The judges’ verdict casts an important light on the darkness that the Netanyahu government has thrown over Israeli democracy, in which opponents of the government’s policies are immediately branded as enemies of the people. The verdict is worth reading and carefully digesting for it valiantly defends one of the essential elements of democracy – which is being lost in modern-day Israel – the validity of holding viewpoints in variance to those of the government of the day.

Pointing out that Alqaesem’s “crimes,” according to the allegations provided by the Strategic Affairs Ministry, only amounted to past membership of the Students for Justice in Palestine (Alqasem was an official of its University of Florida chapter, which had fewer than 10 members), the judges wrote:

“Since the appellant’s actions do not raise satisfactory cause to bar her to entry to Israel, the inevitable impression is that invalidating the visa given to her was due to the political opinions she holds. If this is truly the case, then we are talking about an extreme and dangerous step, which could lead to the crumbling of the pillars upon which democracy in Israel stands.”
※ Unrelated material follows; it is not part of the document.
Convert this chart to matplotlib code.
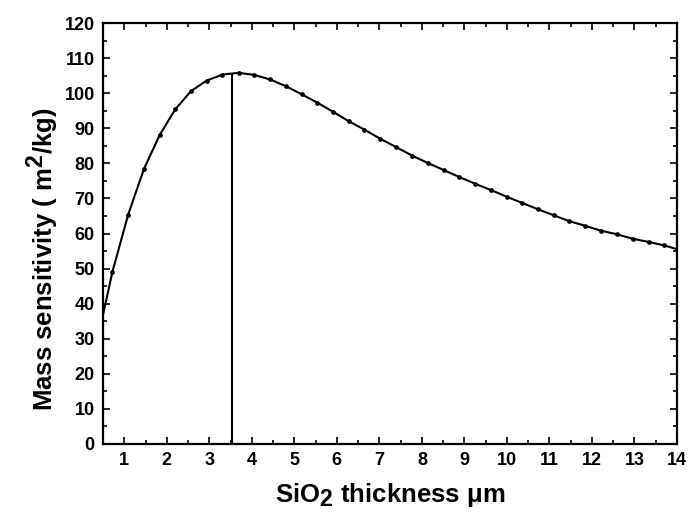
import matplotlib
matplotlib.use("Agg")
import matplotlib.pyplot as plt
from matplotlib.ticker import MultipleLocator
try:
    import matplotlib._mathtext as _mt
    _mt.SHRINK_FACTOR = 0.9
except Exception:
    pass

# ---- data ----
thickness = [0.35, 0.72, 1.09, 1.46, 1.83, 2.20, 2.57, 2.94, 3.31, 3.69,
             4.06, 4.43, 4.80, 5.17, 5.54, 5.91, 6.28, 6.65, 7.02, 7.40,
             7.77, 8.14, 8.51, 8.88, 9.25, 9.62, 9.99, 10.36, 10.73, 11.10,
             11.47, 11.84, 12.21, 12.58, 12.96, 13.33, 13.70, 14.07]
sensitivity = [28.5, 49.0, 65.3, 78.3, 88.0, 95.4, 100.6, 103.6, 105.3, 105.8,
               105.2, 103.9, 102.0, 99.7, 97.3, 94.7, 92.0, 89.6, 87.0, 84.6,
               82.2, 80.1, 78.1, 76.1, 74.2, 72.4, 70.5, 68.7, 66.9, 65.2,
               63.5, 62.2, 60.8, 59.8, 58.5, 57.6, 56.6, 55.3]
peak_x = 3.53
peak_y = 105.6
x_ticks = list(range(1, 15))
y_ticks = list(range(0, 121, 10))

plt.rcParams['font.family'] = ['Liberation Sans', 'DejaVu Sans']
plt.rcParams['font.weight'] = 'bold'
plt.rcParams['mathtext.fontset'] = 'custom'
plt.rcParams['mathtext.rm'] = 'Liberation Sans:bold'
plt.rcParams['mathtext.it'] = 'Liberation Sans:bold'
plt.rcParams['mathtext.bf'] = 'Liberation Sans:bold'
plt.rcParams['mathtext.sf'] = 'Liberation Sans'

fig = plt.figure(figsize=(6.88, 5.15), dpi=100)
ax = fig.add_axes([103/688, 1-444/515, 574/688, 421/515])

ax.plot(thickness, sensitivity, color='black', lw=1.5, marker='o',
        markersize=2.4, markerfacecolor='black', markeredgecolor='black',
        clip_on=True)
ax.vlines(peak_x, 0, peak_y, color='black', lw=1.5)

ax.set_xlim(0.5, 14)
ax.set_ylim(0, 120)
ax.set_xticks(x_ticks)
ax.set_yticks(y_ticks)
ax.xaxis.set_minor_locator(MultipleLocator(0.5))
ax.yaxis.set_minor_locator(MultipleLocator(5))

for s in ax.spines.values():
    s.set_linewidth(1.6)
ax.tick_params(which='both', direction='in', top=True, right=True,
               labeltop=False, labelright=False)
ax.tick_params(which='major', length=5, width=1.2, labelsize=13)
ax.tick_params(which='minor', length=3, width=1.2)
ax.tick_params(axis='x', which='major', pad=6)
ax.tick_params(axis='y', which='major', pad=6)
for lab in ax.get_xticklabels() + ax.get_yticklabels():
    lab.set_fontweight('bold')

ax.set_xlabel(r"SiO$_{2}$ thickness μm", fontsize=18.5, fontweight='bold')
ax.xaxis.set_label_coords(0.5, -0.088)
ax.set_ylabel(r"Mass sensitivity $\mathsf{(}$ m$^{2}$/kg$\mathsf{)}$",
              fontsize=18.5, fontweight='bold')
ax.yaxis.set_label_coords(-0.073, 0.44)

fig.savefig("out.png", dpi=100)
Justice Neal Hendel also introduced a further element of common sense into the proceedings, elegantly noting with Anglo-Saxon understatement that Alqasem’s fierce determination to study at the Hebrew University of Jerusalem is hardly in keeping with the actions of die-hard Israel boycotter. Somehow, this consideration had amazingly evaded the blinkered witch hunters inside the corridors of the Strategic Affairs Ministry.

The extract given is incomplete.